→ **Written instruction**
Transcribe the records that follow exactly. Skip the pictures.

Start of Dataset extract

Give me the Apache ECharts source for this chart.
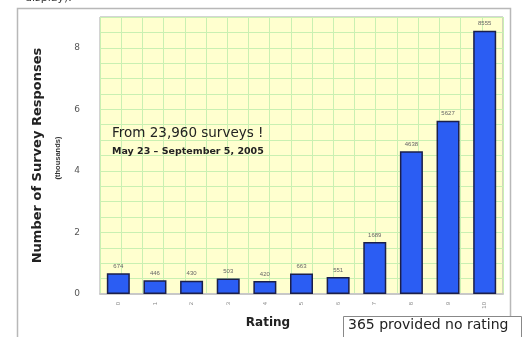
<!DOCTYPE html>
<html>
<head>
<meta charset="utf-8">
<script src="https://cdn.jsdelivr.net/npm/echarts@6/dist/echarts.min.js"></script>
<style>
  html, body { margin: 0; padding: 0; background: #fff; }
  #chart { width: 527px; height: 337px; }
</style>
</head>
<body>
<div id="chart"></div>
<script>
  // ratings 0..10 and response counts
  var ratings = ['0', '1', '2', '3', '4', '5', '6', '7', '8', '9', '10'];
  var counts = [674, 446, 430, 503, 420, 663, 551, 1689, 4638, 5627, 8555];
  var yTicks = [0, 2, 4, 6, 8];

  var chart = echarts.init(document.getElementById('chart'));
  var font = 'DejaVu Sans, Verdana, sans-serif';
  var small = 'Liberation Sans, Arial, sans-serif';

  var option = {
    animation: false,
    grid: {
      left: 100, right: 24, top: 17, bottom: 43,
      show: true,
      backgroundColor: '#ffffcf',
      borderColor: '#a8a8a8',
      borderWidth: 1
    },
    xAxis: [{
      type: 'category',
      data: ratings,
      axisLine: { show: true, lineStyle: { color: '#c8c8c8', width: 2 } },
      axisTick: { show: false },
      axisLabel: {
        rotate: 90, fontSize: 6, color: '#888', margin: 8, fontFamily: small
      }
    }, {
      // only provides the fine vertical grid of the plot background
      type: 'value',
      position: 'top',
      min: 0, max: 19, interval: 1,
      axisLine: { show: false },
      axisTick: { show: false },
      axisLabel: { show: false },
      splitLine: { show: true, lineStyle: { color: '#c9f0b2', width: 1 } }
    }],
    yAxis: {
      type: 'value',
      min: 0, max: 9, interval: 0.5,
      axisLine: { show: false },
      axisTick: { show: false },
      splitLine: { show: true, lineStyle: { color: '#c9f0b2', width: 1 } },
      axisLabel: {
        color: '#555', fontSize: 9, margin: 20, fontFamily: font,
        formatter: function (v) { return yTicks.indexOf(v) >= 0 ? String(v) : ''; }
      },
      name: 'Number of Survey Responses',
      nameLocation: 'middle',
      nameGap: 56,
      nameTextStyle: { fontSize: 13, fontWeight: 'bold', color: '#222', fontFamily: font }
    },
    series: [{
      type: 'bar',
      xAxisIndex: 0,
      barWidth: 23,
      data: counts.map(function (c) { return c / 1000; }),
      itemStyle: { color: '#2b5df3', borderColor: '#1b1f4a', borderWidth: 1.5 },
      label: {
        show: true, position: 'top', distance: 4,
        fontSize: 6, color: '#666', fontFamily: small,
        formatter: function (p) { return counts[p.dataIndex]; }
      }
    }],
    graphic: [
      {
        type: 'rect', silent: true, z: -10,
        shape: { x: 17.5, y: 8.5, width: 493, height: 340 },
        style: { fill: 'none', stroke: '#b8b8b8', lineWidth: 1.5 }
      },
      {
        type: 'text', left: 25, top: -7, z: 100,
        style: { text: 'display).', fontSize: 11, fill: '#333', fontFamily: font }
      },
      {
        type: 'text', x: 58, y: 158, rotation: Math.PI / 2, z: 100,
        style: {
          text: '(thousands)', fontSize: 7.5, fontWeight: 'bold', fill: '#333',
          fontFamily: small, align: 'center', verticalAlign: 'middle'
        }
      },
      {
        type: 'text', x: 268, y: 323, z: 100,
        style: {
          text: 'Rating', fontSize: 12, fontWeight: 'bold', fill: '#222',
          fontFamily: font, align: 'center', verticalAlign: 'middle'
        }
      },
      {
        type: 'text', left: 112, top: 126, z: 100,
        style: { text: 'From 23,960 surveys !', fontSize: 13.5, fill: '#222', fontFamily: font }
      },
      {
        type: 'text', left: 112, top: 147, z: 100,
        style: {
          text: 'May 23 \u2013 September 5, 2005', fontSize: 9.5, fontWeight: 'bold',
          fill: '#222', fontFamily: font
        }
      },
      {
        type: 'rect', silent: true, z: 100,
        shape: { x: 343.5, y: 316.5, width: 178, height: 26 },
        style: { fill: '#fff', stroke: '#888', lineWidth: 1 }
      },
      {
        type: 'text', left: 348, top: 318, z: 101,
        style: { text: '365 provided no rating', fontSize: 14, fill: '#222', fontFamily: font }
      }
    ]
  };

  chart.setOption(option);
</script>
</body>
</html>
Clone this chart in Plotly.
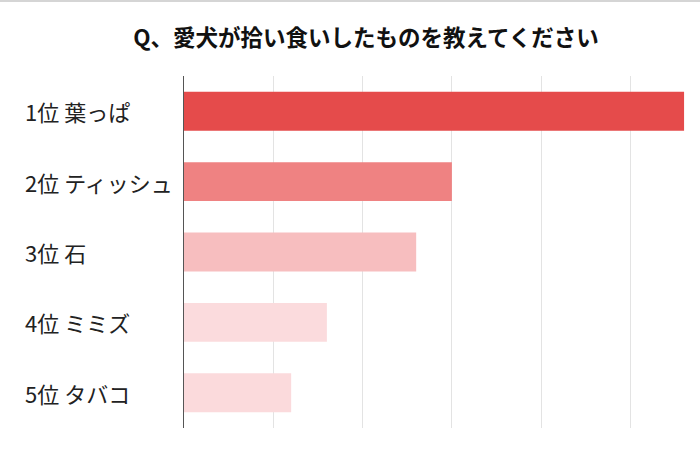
import plotly.graph_objects as go

title = "Q、愛犬が拾い食いしたものを教えてください"
categories = ["1位 葉っぱ", "2位 ティッシュ", "3位 石", "4位 ミミズ", "5位 タバコ"]
values = [56, 30, 26, 16, 12]
colors = ["#E54B4B", "#EF8282", "#F7BEBF", "#FBDBDD", "#FBDADC"]

W, H = 700, 449
L, R, T, B = 184, 7, 76, 21
PW = W - L - R
PH = H - T - B

fig = go.Figure()
fig.add_trace(go.Bar(
    x=values, y=categories, orientation="h",
    marker=dict(color=colors, line=dict(width=0)),
    hoverinfo="skip",
))

for c in categories:
    fig.add_annotation(
        x=(23 - L) / PW, xref="paper", y=c, yref="y",
        text=c, showarrow=False, xanchor="left", yanchor="middle",
        font=dict(family="Noto Sans CJK JP", size=22, color="#222222"),
    )

fig.update_layout(
    width=W, height=H,
    margin=dict(l=L, r=R, t=T, b=B),
    paper_bgcolor="white", plot_bgcolor="white",
    bargap=0.447,
    showlegend=False,
    title=dict(
        text=title, x=366 / W, xanchor="center", y=1 - 38 / H, yanchor="middle",
        font=dict(family="Noto Sans CJK JP", size=22.5, color="#111111", weight="bold"),
    ),
    xaxis=dict(
        range=[0, 57], dtick=10, showticklabels=False, showgrid=True,
        gridcolor="#E3E3E3", gridwidth=1, zeroline=False, showline=False,
    ),
    yaxis=dict(
        autorange="reversed", showticklabels=False, showgrid=False,
        showline=True, linecolor="#555555", linewidth=1, ticks="",
    ),
    shapes=[dict(type="line", xref="paper", yref="paper", x0=-L / PW, x1=1 + R / PW,
                 y0=1 + (T - 1) / PH, y1=1 + (T - 1) / PH,
                 line=dict(color="#D5D5D5", width=2))],
)

fig.write_html("out.html")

End of Dataset extract

→ **Completed task**
Give me the Apache ECharts source for this chart.
<!DOCTYPE html>
<html>
<head>
<meta charset="utf-8">
<script src="https://cdn.jsdelivr.net/npm/echarts@6/dist/echarts.min.js"></script>
<style>
  html, body { margin: 0; padding: 0; background: #fff; }
  #chart { width: 527px; height: 337px; }
</style>
</head>
<body>
<div id="chart"></div>
<script>
  // ratings 0..10 and response counts
  var ratings = ['0', '1', '2', '3', '4', '5', '6', '7', '8', '9', '10'];
  var counts = [674, 446, 430, 503, 420, 663, 551, 1689, 4638, 5627, 8555];
  var yTicks = [0, 2, 4, 6, 8];

  var chart = echarts.init(document.getElementById('chart'));
  var font = 'DejaVu Sans, Verdana, sans-serif';
  var small = 'Liberation Sans, Arial, sans-serif';

  var option = {
    animation: false,
    grid: {
      left: 100, right: 24, top: 17, bottom: 43,
      show: true,
      backgroundColor: '#ffffcf',
      borderColor: '#a8a8a8',
      borderWidth: 1
    },
    xAxis: [{
      type: 'category',
      data: ratings,
      axisLine: { show: true, lineStyle: { color: '#c8c8c8', width: 2 } },
      axisTick: { show: false },
      axisLabel: {
        rotate: 90, fontSize: 6, color: '#888', margin: 8, fontFamily: small
      }
    }, {
      // only provides the fine vertical grid of the plot background
      type: 'value',
      position: 'top',
      min: 0, max: 19, interval: 1,
      axisLine: { show: false },
      axisTick: { show: false },
      axisLabel: { show: false },
      splitLine: { show: true, lineStyle: { color: '#c9f0b2', width: 1 } }
    }],
    yAxis: {
      type: 'value',
      min: 0, max: 9, interval: 0.5,
      axisLine: { show: false },
      axisTick: { show: false },
      splitLine: { show: true, lineStyle: { color: '#c9f0b2', width: 1 } },
      axisLabel: {
        color: '#555', fontSize: 9, margin: 20, fontFamily: font,
        formatter: function (v) { return yTicks.indexOf(v) >= 0 ? String(v) : ''; }
      },
      name: 'Number of Survey Responses',
      nameLocation: 'middle',
      nameGap: 56,
      nameTextStyle: { fontSize: 13, fontWeight: 'bold', color: '#222', fontFamily: font }
    },
    series: [{
      type: 'bar',
      xAxisIndex: 0,
      barWidth: 23,
      data: counts.map(function (c) { return c / 1000; }),
      itemStyle: { color: '#2b5df3', borderColor: '#1b1f4a', borderWidth: 1.5 },
      label: {
        show: true, position: 'top', distance: 4,
        fontSize: 6, color: '#666', fontFamily: small,
        formatter: function (p) { return counts[p.dataIndex]; }
      }
    }],
    graphic: [
      {
        type: 'rect', silent: true, z: -10,
        shape: { x: 17.5, y: 8.5, width: 493, height: 340 },
        style: { fill: 'none', stroke: '#b8b8b8', lineWidth: 1.5 }
      },
      {
        type: 'text', left: 25, top: -7, z: 100,
        style: { text: 'display).', fontSize: 11, fill: '#333', fontFamily: font }
      },
      {
        type: 'text', x: 58, y: 158, rotation: Math.PI / 2, z: 100,
        style: {
          text: '(thousands)', fontSize: 7.5, fontWeight: 'bold', fill: '#333',
          fontFamily: small, align: 'center', verticalAlign: 'middle'
        }
      },
      {
        type: 'text', x: 268, y: 323, z: 100,
        style: {
          text: 'Rating', fontSize: 12, fontWeight: 'bold', fill: '#222',
          fontFamily: font, align: 'center', verticalAlign: 'middle'
        }
      },
      {
        type: 'text', left: 112, top: 126, z: 100,
        style: { text: 'From 23,960 surveys !', fontSize: 13.5, fill: '#222', fontFamily: font }
      },
      {
        type: 'text', left: 112, top: 147, z: 100,
        style: {
          text: 'May 23 \u2013 September 5, 2005', fontSize: 9.5, fontWeight: 'bold',
          fill: '#222', fontFamily: font
        }
      },
      {
        type: 'rect', silent: true, z: 100,
        shape: { x: 343.5, y: 316.5, width: 178, height: 26 },
        style: { fill: '#fff', stroke: '#888', lineWidth: 1 }
      },
      {
        type: 'text', left: 348, top: 318, z: 101,
        style: { text: '365 provided no rating', fontSize: 14, fill: '#222', fontFamily: font }
      }
    ]
  };

  chart.setOption(option);
</script>
</body>
</html>
Clone this chart in Plotly.
import plotly.graph_objects as go

title = "Q、愛犬が拾い食いしたものを教えてください"
categories = ["1位 葉っぱ", "2位 ティッシュ", "3位 石", "4位 ミミズ", "5位 タバコ"]
values = [56, 30, 26, 16, 12]
colors = ["#E54B4B", "#EF8282", "#F7BEBF", "#FBDBDD", "#FBDADC"]

W, H = 700, 449
L, R, T, B = 184, 7, 76, 21
PW = W - L - R
PH = H - T - B

fig = go.Figure()
fig.add_trace(go.Bar(
    x=values, y=categories, orientation="h",
    marker=dict(color=colors, line=dict(width=0)),
    hoverinfo="skip",
))

for c in categories:
    fig.add_annotation(
        x=(23 - L) / PW, xref="paper", y=c, yref="y",
        text=c, showarrow=False, xanchor="left", yanchor="middle",
        font=dict(family="Noto Sans CJK JP", size=22, color="#222222"),
    )

fig.update_layout(
    width=W, height=H,
    margin=dict(l=L, r=R, t=T, b=B),
    paper_bgcolor="white", plot_bgcolor="white",
    bargap=0.447,
    showlegend=False,
    title=dict(
        text=title, x=366 / W, xanchor="center", y=1 - 38 / H, yanchor="middle",
        font=dict(family="Noto Sans CJK JP", size=22.5, color="#111111", weight="bold"),
    ),
    xaxis=dict(
        range=[0, 57], dtick=10, showticklabels=False, showgrid=True,
        gridcolor="#E3E3E3", gridwidth=1, zeroline=False, showline=False,
    ),
    yaxis=dict(
        autorange="reversed", showticklabels=False, showgrid=False,
        showline=True, linecolor="#555555", linewidth=1, ticks="",
    ),
    shapes=[dict(type="line", xref="paper", yref="paper", x0=-L / PW, x1=1 + R / PW,
                 y0=1 + (T - 1) / PH, y1=1 + (T - 1) / PH,
                 line=dict(color="#D5D5D5", width=2))],
)

fig.write_html("out.html")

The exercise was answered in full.